Yesterday morning, a construction crane 45 stories in the air caught on fire and collapsed, hitting a neighboring high-rise building and causing citizens to scramble.
The fire broke out on the top of the crane while it was moving a 16-ton load of concrete at 7:30am. The crane operator attempted to get the flames under control by using the fire extinguisher on hand, but it was not enough, and he was forced to escape the crane as the flames continued to grow.
The 180-foot-long boom of the crane then began its descent, collapsing into the neighboring building on Tenth Ave and scattering debris onto the street. Employees from shops as well as guests and staff from hotels surrounding the area were evacuated.

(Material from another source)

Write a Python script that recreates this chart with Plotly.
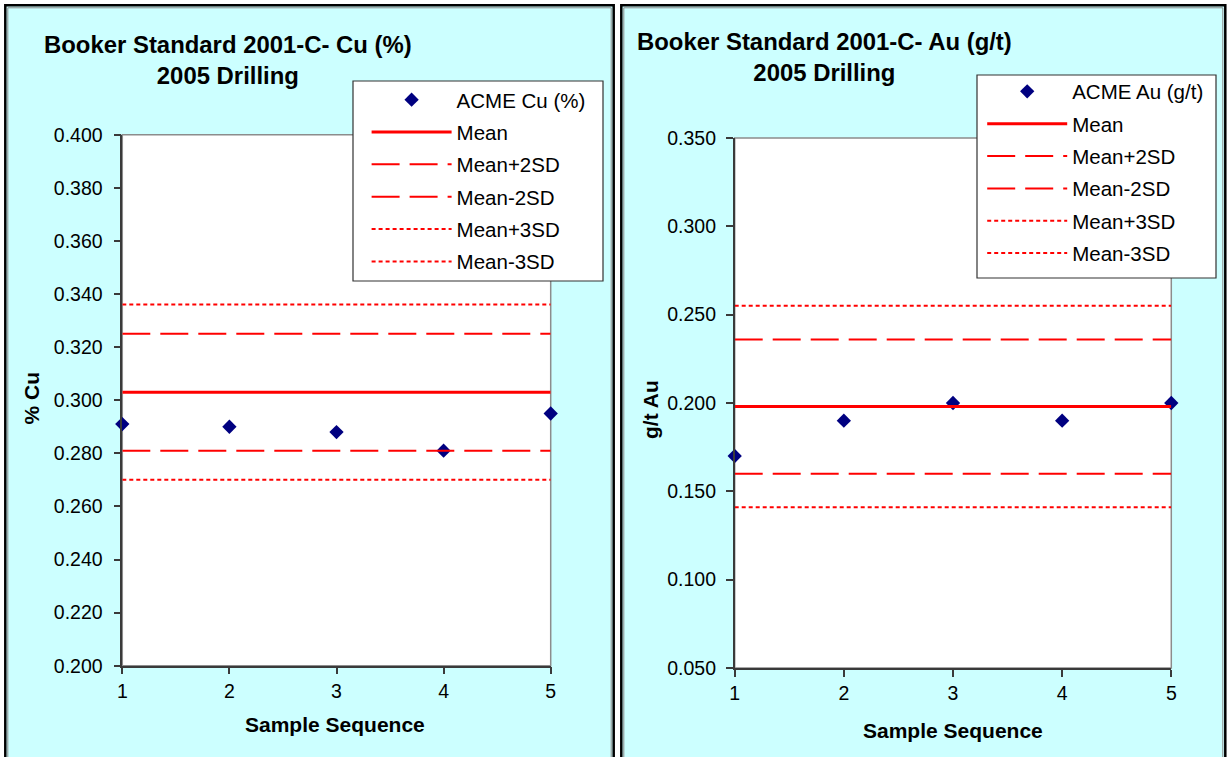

According to the FDNY First Deputy Fire Commissioner, Joseph Pfeifer, over 200 firefighters and emergency responders came to the scene to assist in the aftermath. Police worked quickly to shut down the streets neighboring the accident. Officials say that a total of 12 people were injured, 3 of which are firefighters. All of the injuries from the accident are minor and everyone is in stable condition.

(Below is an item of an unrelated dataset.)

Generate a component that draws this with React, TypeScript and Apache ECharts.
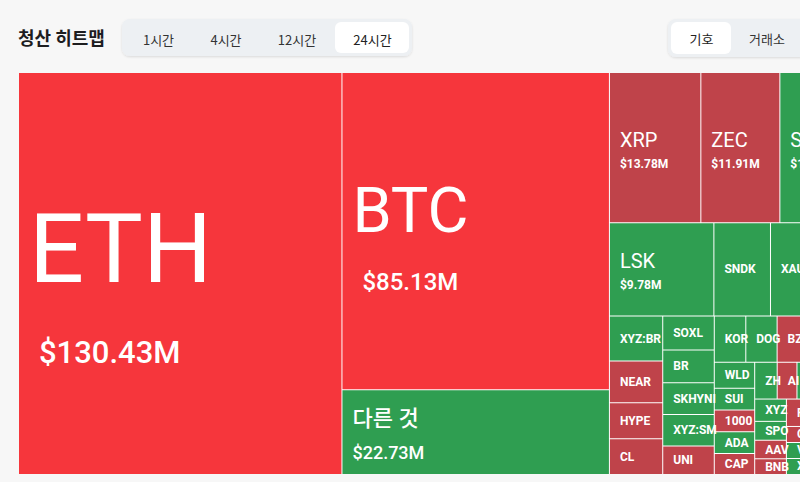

The investigation into why the crane collapsed is still ongoing, but the fire is believed to have occurred due to hydraulic fluid leaking from the engine compartment onto a heated metal plate. The crane belonged to the New York Crane & Equipment Corporation, which has faced similar issues in the past. In 2008 there was a crane collapse in the Upper East Side that led to James F. Lomma, the founder of NY Crane & Equipment Corp., on trial for manslaughter along with 3 other charges in connection with the collapse. Lomma was ultimately acquitted of these charges.
Despite the unfortunate past of the crane company, the city records show that the crane that collapsed this Wednesday was built in 2009 and had all of the required certifications and licenses up to date. The incident is still being investigated by police and there is currently a stop work order occurring on the construction site.